Nosferat und Murony

Bram Stoker bedient sich der Bezeichnung nosferatu, ein Name, der durch den Film F. W. Murnaus (1922) berühmt geworden ist, in dem Max Schreck den Grafen Dracula spielt. Allerdings vermischt er zwei unterschiedliche Gestalten des rumänischen Volksglaubens: den eigentlichen nosferat (ein Wiedergänger), den walachischen murony, die strigoi, moroiu und stafia, über die wenigstens einige Worte gesagt werden müssen, denn sie dürften nicht allgemein bekannt sein!
   Wie der Nosferat ist der walachische murony die illegitime Frucht zweier illegitimer Kinder oder der schädliche Geist einer von einem Vampir getöteten Person. Am Tage liegt er in seinem Grab, in der Nacht schweift er frei herum, wohin ihn seine Begierde treibt, und trinkt das Blut der Lebenden. Er ist unsterblich und kann nur vernichtet werden, wenn man seinen Körper, den man an seinem blühenden Aussehen im Sarg erkennt, ausgräbt, wenn man ihm mit einer Nadel die Brust durchsticht und ihm das Herz mit einem Holzpfahl durchbohrt und wenn man ihn verbrennt. Man glaubt, der murony könne sich in Hund, Katze, Kröte, Frosch, Floh, Laus, Wanze, Spinne verwandeln.

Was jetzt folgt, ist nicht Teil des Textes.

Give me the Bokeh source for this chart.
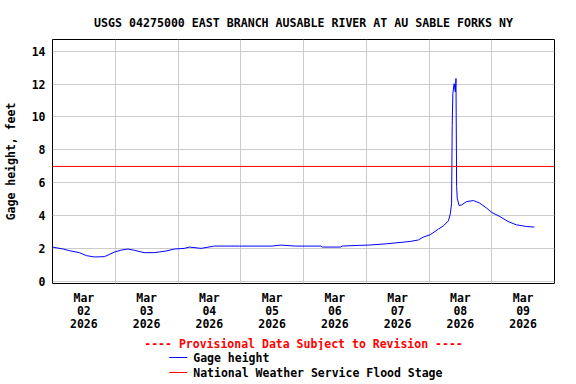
from bokeh.plotting import figure
from bokeh.models import Range1d, FixedTicker, Title
from bokeh.layouts import column
from bokeh.core.properties import value
from bokeh.embed import file_html
from bokeh.resources import INLINE

# ---- data (days since Mar 02 2026 00:00) ----
days = [0.00, 0.17, 0.27, 0.43, 0.54, 0.67, 0.83, 0.99, 1.10, 1.20, 1.31, 1.46,
        1.62, 1.81, 1.94, 2.10, 2.18, 2.37, 2.58, 2.98, 3.50, 3.63, 3.87, 4.27,
        4.30, 4.59, 4.62, 4.87, 5.04, 5.33, 5.49, 5.70, 5.83, 5.91, 6.02, 6.15,
        6.23, 6.31, 6.34, 6.36, 6.37, 6.38, 6.40, 6.42, 6.43, 6.44, 6.45, 6.48,
        6.52, 6.60, 6.71, 6.81, 6.92, 7.00, 7.13, 7.26, 7.39, 7.55, 7.68]
gage = [2.11, 1.99, 1.89, 1.77, 1.59, 1.51, 1.53, 1.81, 1.93, 1.99, 1.91, 1.77,
        1.77, 1.87, 1.99, 2.03, 2.11, 2.03, 2.17, 2.17, 2.17, 2.23, 2.17, 2.17,
        2.11, 2.11, 2.17, 2.21, 2.23, 2.31, 2.37, 2.45, 2.54, 2.72, 2.86, 3.20,
        3.40, 3.70, 4.13, 4.77, 9.50, 11.42, 12.02, 11.52, 12.33, 5.78, 5.07, 4.63,
        4.67, 4.87, 4.93, 4.77, 4.47, 4.21, 3.96, 3.66, 3.46, 3.36, 3.32]
flood_stage = 7.0
flood_x = [0, 8]

label_pos = [0.5, 1.5, 2.5, 3.5, 4.5, 5.5, 6.5, 7.5]
day_labels = ["Mar\n02\n2026", "Mar\n03\n2026", "Mar\n04\n2026", "Mar\n05\n2026",
              "Mar\n06\n2026", "Mar\n07\n2026", "Mar\n08\n2026", "Mar\n09\n2026"]
grid_days = [1, 2, 3, 4, 5, 6, 7]
y_ticks = [0, 2, 4, 6, 8, 10, 12, 14]

title_text = "USGS 04275000 EAST BRANCH AUSABLE RIVER AT AU SABLE FORKS NY"
ylabel_text = "Gage height, feet"
prov_text = "---- Provisional Data Subject to Revision ----"
legend_labels = ["Gage height", "National Weather Service Flood Stage"]
legend_colors = ["#0000ff", "#ff0000"]

FONT = "DejaVu Sans Mono"
FS = "11.5px"

p = figure(width=576, height=350, output_backend="svg", toolbar_location=None,
           x_range=Range1d(0, 8), y_range=Range1d(-0.1, 14.7),
           min_border_left=51, min_border_right=22, min_border_top=39,
           min_border_bottom=66)
p.background_fill_color = "white"
p.border_fill_color = "white"
p.outline_line_color = "black"
p.outline_line_width = 1
p.outline_line_alpha = 1.0

# title
p.title.text = title_text
p.title.align = "center"
p.title.text_font = FONT
p.title.text_font_size = "11.6px"
p.title.text_font_style = "bold"
p.title.text_color = "black"
p.title.standoff = 19

# axes
p.xaxis.ticker = FixedTicker(ticks=label_pos)
p.xaxis.major_label_overrides = {k: v for k, v in zip(label_pos, day_labels)}
p.yaxis.ticker = FixedTicker(ticks=y_ticks)
for ax in (p.xaxis[0], p.yaxis[0]):
    ax.axis_line_color = None
    ax.major_tick_line_color = None
    ax.minor_tick_line_color = None
    ax.major_tick_in = 0
    ax.major_tick_out = 0
    ax.major_label_text_font = FONT
    ax.major_label_text_font_size = FS
    ax.major_label_text_font_style = "bold"
    ax.major_label_text_color = "black"
p.xaxis.major_label_standoff = 7
p.xaxis.major_label_text_line_height = 0.95
p.yaxis.major_label_standoff = 7
p.yaxis.axis_label = ylabel_text
p.yaxis.axis_label_text_font = FONT
p.yaxis.axis_label_text_font_size = FS
p.yaxis.axis_label_text_font_style = "bold"
p.yaxis.axis_label_text_color = "black"
p.yaxis.axis_label_standoff = 11

# grids
p.xgrid.ticker = FixedTicker(ticks=grid_days)
p.ygrid.ticker = FixedTicker(ticks=y_ticks)
p.grid.grid_line_color = "#cccccc"
p.grid.grid_line_width = 1

# data
p.line(days, gage, line_color="#0000ff", line_width=1)
p.line(flood_x, [flood_stage, flood_stage], line_color="#ff0000", line_width=1)

# provisional note (below the axis)
prov = Title(text=prov_text, align="center", text_font=FONT, text_font_size=FS,
             text_font_style="bold", text_color="#ff0000", standoff=0)
p.add_layout(prov, "below")

# legend strip (pixel-space figure under the chart; its frame is aligned
# with the main chart's frame, i.e. spans page x 51..554)
LH = 34
lg = figure(width=576, height=LH, output_backend="svg", toolbar_location=None,
            x_range=Range1d(51, 554), y_range=Range1d(LH, 0),
            x_axis_type=None, y_axis_type=None,
            min_border_left=51, min_border_right=22, min_border_top=0, min_border_bottom=0)
lg.grid.visible = False
lg.outline_line_color = None
lg.background_fill_color = "white"
lg.border_fill_color = "white"
line_y = [7, 22]
text_y = [7.5, 22.5]
lg.segment(x0=[168, 168], x1=[186, 186], y0=line_y, y1=line_y,
           line_color=legend_colors, line_width=1)
lg.text(x=[192, 192], y=text_y, text=legend_labels, text_font=value(FONT),
        text_font_size=FS, text_font_style="bold", text_color="black",
        text_baseline="middle", text_align="left")

layout = column(p, lg, spacing=0)
open("out.html", "w").write(file_html(layout, INLINE))
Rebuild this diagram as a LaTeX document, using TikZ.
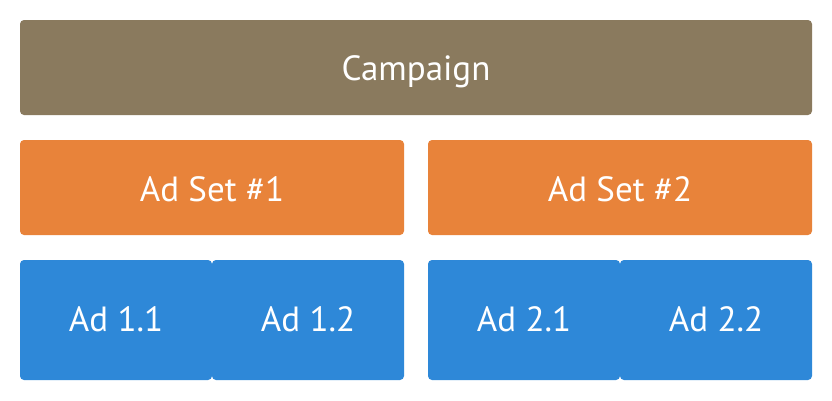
\documentclass[tikz,border=0pt]{standalone}
\usepackage{fontspec}
\setmainfont{PT Sans}
\definecolor{campc}{HTML}{8A7A5E}
\definecolor{setc}{HTML}{E8833A}
\definecolor{adc}{HTML}{2E88D8}
\tikzset{
  box/.style={rounded corners=4pt},
  lbl/.style={inner sep=0pt, anchor=base, text=white, font=\fontsize{35}{40}\selectfont}
}
\begin{document}
\begin{tikzpicture}[x=1pt,y=-1pt]
\useasboundingbox (0,0) rectangle (832,400);
\fill[white] (0,0) rectangle (832,400);
\fill[campc, box] (20,20) rectangle (812,115);
\node[lbl] (camp) at (416,80.5) {Campaign};
\fill[setc, box] (20,140) rectangle (404,235);
\node[lbl] (set1) at (212,201.5) {Ad Set \#1};
\fill[setc, box] (428,140) rectangle (812,235);
\node[lbl] (set2) at (620,201.5) {Ad Set \#2};
\fill[adc, box] (20,260) rectangle (212,380);
\node[lbl] (a11) at (116,331.5) {Ad 1.1};
\fill[adc, box] (212,260) rectangle (404,380);
\node[lbl] (a12) at (308,331.5) {Ad 1.2};
\fill[adc, box] (428,260) rectangle (620,380);
\node[lbl] (a21) at (524,331.5) {Ad 2.1};
\fill[adc, box] (620,260) rectangle (812,380);
\node[lbl] (a22) at (716,331.5) {Ad 2.2};
\end{tikzpicture}
\end{document}
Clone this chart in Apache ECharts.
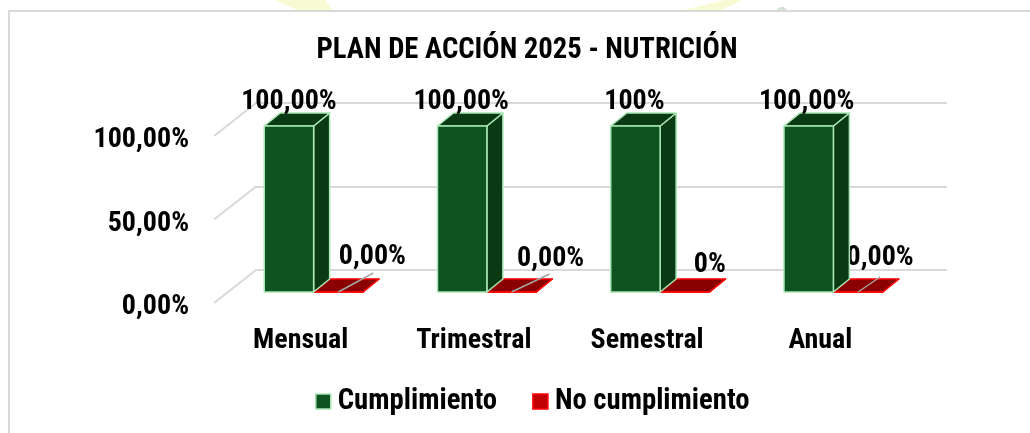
<!DOCTYPE html>
<html>
<head>
<meta charset="utf-8">
<style>
  html, body { margin: 0; padding: 0; background: #fff; }
  #main { width: 1030px; height: 433px; }
</style>
<script src="https://cdn.jsdelivr.net/npm/echarts@6/dist/echarts.min.js"></script>
</head>
<body>
<div id="main"></div>
<script>
const chartTitle = 'PLAN DE ACCIÓN 2025 - NUTRICIÓN';
const categories = ['Mensual', 'Trimestral', 'Semestral', 'Anual'];
const cumplimiento = [100, 100, 100, 100];
const noCumplimiento = [0, 0, 0, 0];
const cumplimientoLabels = ['100,00%', '100,00%', '100%', '100,00%'];
const noCumplimientoLabels = ['0,00%', '0,00%', '0%', '0,00%'];
const tickValues = [0, 50, 100];
const tickLabels = ['0,00%', '50,00%', '100,00%'];

const font = '"Roboto Condensed", "Liberation Sans", Arial, sans-serif';
const fontSize = 28;
const bigFontSize = 28.7;

// label nudges around each bar, the source chart placed them by hand
const greenNudge = [[0, -24], [-1, -24], [-1, -24], [-2, -24]];
const redNudge = [[34, -35], [39, -33], [25, -27], [22, -34]];
const leaderEnd = [[35, -19], [38, -18], null, [22, -15]];

const depth = [16, -13];
const wallDepth = [42, -33];
const labelDrop = 4; // tick labels sit a little under their wall lines
const barShare = 0.285;

function poly(points, fill, stroke) {
    return {
        type: 'polygon',
        shape: {points: points},
        style: {fill: fill, stroke: stroke, lineWidth: 1.5, lineJoin: 'round'}
    };
}

// one renderItem per series, side: -1 is left of the group centre, 0 is right of it
function bar3d(side, colors, labels, nudge, leaders) {
    return function (params, api) {
        const i = api.value(0);
        const centre = api.coord([i, 0]);
        const top = api.coord([i, api.value(1)]);
        const w = api.size([1, 0])[0] * barShare;
        const x0 = centre[0] + side * w;
        const x1 = x0 + w;
        const y0 = centre[1];
        const y1 = top[1];
        const [dx, dy] = depth;
        const children = [
            poly([[x1, y1], [x1 + dx, y1 + dy], [x1 + dx, y0 + dy], [x1, y0]], colors.side, colors.line),
            poly([[x0, y1], [x0 + dx, y1 + dy], [x1 + dx, y1 + dy], [x1, y1]], colors.top, colors.line),
            poly([[x0, y1], [x1, y1], [x1, y0], [x0, y0]], colors.front, colors.line)
        ];
        const mid = (x0 + x1) / 2;
        if (leaders && leaders[i]) {
            children.push({
                type: 'line',
                shape: {x1: mid, y1: y0, x2: mid + leaders[i][0], y2: y0 + leaders[i][1]},
                style: {stroke: '#a6a6a6', lineWidth: 1.5}
            });
        }
        children.push({
            type: 'text',
            style: {
                text: labels[i],
                x: mid + nudge[i][0],
                y: y1 + nudge[i][1],
                align: 'center',
                verticalAlign: 'middle',
                fontFamily: font,
                fontWeight: 'bold',
                fontSize: fontSize,
                fill: '#000'
            }
        });
        return {type: 'group', children: children};
    };
}

// side wall of the 3D box, from the front plane back to the rear wall
function wallLine(params, api) {
    const y = api.coord([0, api.value(0)])[1] - labelDrop;
    const x = params.coordSys.x;
    return {
        type: 'line',
        shape: {x1: x, y1: y, x2: x + wallDepth[0], y2: y + wallDepth[1]},
        style: {stroke: '#d9d9d9', lineWidth: 2}
    };
}

const valueAxisBase = {type: 'value', min: 0, max: 100, interval: 50};
const categoryAxisBase = {type: 'category', data: categories};
const hiddenParts = {axisLine: {show: false}, axisTick: {show: false}, axisLabel: {show: false}};

const greenColors = {front: '#0f5420', side: '#0a3a13', top: '#0a3a13', line: '#a9e6b4'};
const redColors = {front: '#8b0000', side: '#8b0000', top: '#8b0000', line: '#ff0000'};

const myChart = echarts.init(document.getElementById('main'));
myChart.setOption({
    animation: false,
    backgroundColor: '#fff',
    title: {
        text: chartTitle,
        left: 522,
        top: 31,
        textAlign: 'center',
        textStyle: {fontFamily: font, fontWeight: 'bold', fontSize: bigFontSize, color: '#000'}
    },
    legend: {
        left: 310,
        top: 382,
        itemWidth: 15,
        itemHeight: 15,
        itemGap: 35,
        icon: 'rect',
        textStyle: {fontFamily: font, fontWeight: 'bold', fontSize: bigFontSize, color: '#000', padding: [0, 0, 0, 2]},
        data: [
            {name: 'Cumplimiento', itemStyle: {color: '#0f5420', borderColor: '#a9e6b4', borderWidth: 1.5}},
            {name: 'No cumplimiento', itemStyle: {color: '#c00000', borderColor: '#ff0000', borderWidth: 1.5}}
        ]
    },
    graphic: [
        // faint watermark peeking out above the frame
        {type: 'polygon', silent: true, shape: {points: [[275, 0], [325, 0], [333, 10], [297, 10]]},
            style: {fill: '#f8fad4'}},
        {type: 'polygon', silent: true, shape: {points: [[725, 0], [742, 0], [722, 10], [683, 10]]},
            style: {fill: '#f8fad4'}},
        {type: 'polygon', silent: true, shape: {points: [[780, 7], [784, 7], [787, 10], [776, 10]]},
            style: {fill: '#cfe3d4'}},
        // frame of the pasted chart, only top and left edges show
        {type: 'rect', silent: true, shape: {x: 8, y: 10, width: 1022, height: 2}, style: {fill: '#d9d9d9'}},
        {type: 'rect', silent: true, shape: {x: 8, y: 10, width: 2, height: 423}, style: {fill: '#d9d9d9'}}
    ],
    grid: [
        {left: 214, right: 123, top: 136 + labelDrop, bottom: 130 - labelDrop},
        {left: 255, right: 83, top: 103, bottom: 163},
        {left: 227, right: 110, top: 126, bottom: 141}
    ],
    xAxis: [
        {
            ...categoryAxisBase, gridIndex: 0,
            axisLine: {show: false}, axisTick: {show: false},
            axisLabel: {margin: 24 - labelDrop, fontFamily: font, fontWeight: 'bold', fontSize: fontSize, color: '#000'}
        },
        {...categoryAxisBase, gridIndex: 1, show: false},
        {...categoryAxisBase, gridIndex: 2, show: false}
    ],
    yAxis: [
        {
            ...valueAxisBase, gridIndex: 0,
            axisLine: {show: false}, axisTick: {show: false}, splitLine: {show: false},
            axisLabel: {
                margin: 25,
                fontFamily: font, fontWeight: 'bold', fontSize: fontSize, color: '#000',
                formatter: value => tickLabels[tickValues.indexOf(value)]
            }
        },
        {
            ...valueAxisBase, gridIndex: 1, ...hiddenParts,
            splitLine: {show: true, lineStyle: {color: '#d9d9d9', width: 2}}
        },
        {...valueAxisBase, gridIndex: 2, show: false}
    ],
    series: [
        {
            type: 'custom',
            name: 'wall',
            xAxisIndex: 0,
            yAxisIndex: 0,
            clip: false,
            silent: true,
            renderItem: wallLine,
            encode: {y: 0},
            data: tickValues.map(v => [v])
        },
        {
            type: 'custom',
            name: 'No cumplimiento',
            xAxisIndex: 2,
            yAxisIndex: 2,
            clip: false,
            z: 3,
            renderItem: bar3d(0, redColors, noCumplimientoLabels, redNudge, leaderEnd),
            encode: {x: 0, y: 1},
            data: noCumplimiento.map((v, i) => [i, v])
        },
        {
            type: 'custom',
            name: 'Cumplimiento',
            xAxisIndex: 2,
            yAxisIndex: 2,
            clip: false,
            z: 4,
            renderItem: bar3d(-1, greenColors, cumplimientoLabels, greenNudge, null),
            encode: {x: 0, y: 1},
            data: cumplimiento.map((v, i) => [i, v])
        }
    ]
});
</script>
</body>
</html>
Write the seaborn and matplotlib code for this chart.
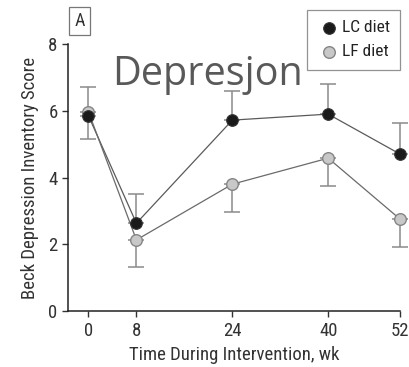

Er hinterlässt nicht immer einen Fleck am Hals der Person, deren Blut er gesaugt hat - und das verstärkt noch die Furcht der Leute angesichts einen unerwarteten Todes.
   Der Nosferat ist häufig ein totgeborenes Kind; sobald es beerdigt ist, wird es wieder lebendig, verlässt das Grab, um nie mehr dorthin zurückzukehren, verwandelt sich in Hund, meist in schwarze Katze, Skarabäus, Schmetterling und sogar in einen Strohhalm, saugt das Blut alter Leute und begattet die Frauen. Seine Opfer magern ab, siechen dahin und sterben. Wird ein Kind solchermaßen gegen alle Natur geboren, ist es, nach den einschlägigen Berichten, stark behaart, von grauenhaftem Aussehen und wird nach seinem Tod zu einem moroiu (...).


Aus: "Die Geschichte der Vampire. Metamorphose eines Mythos." von Claude Lecouteux.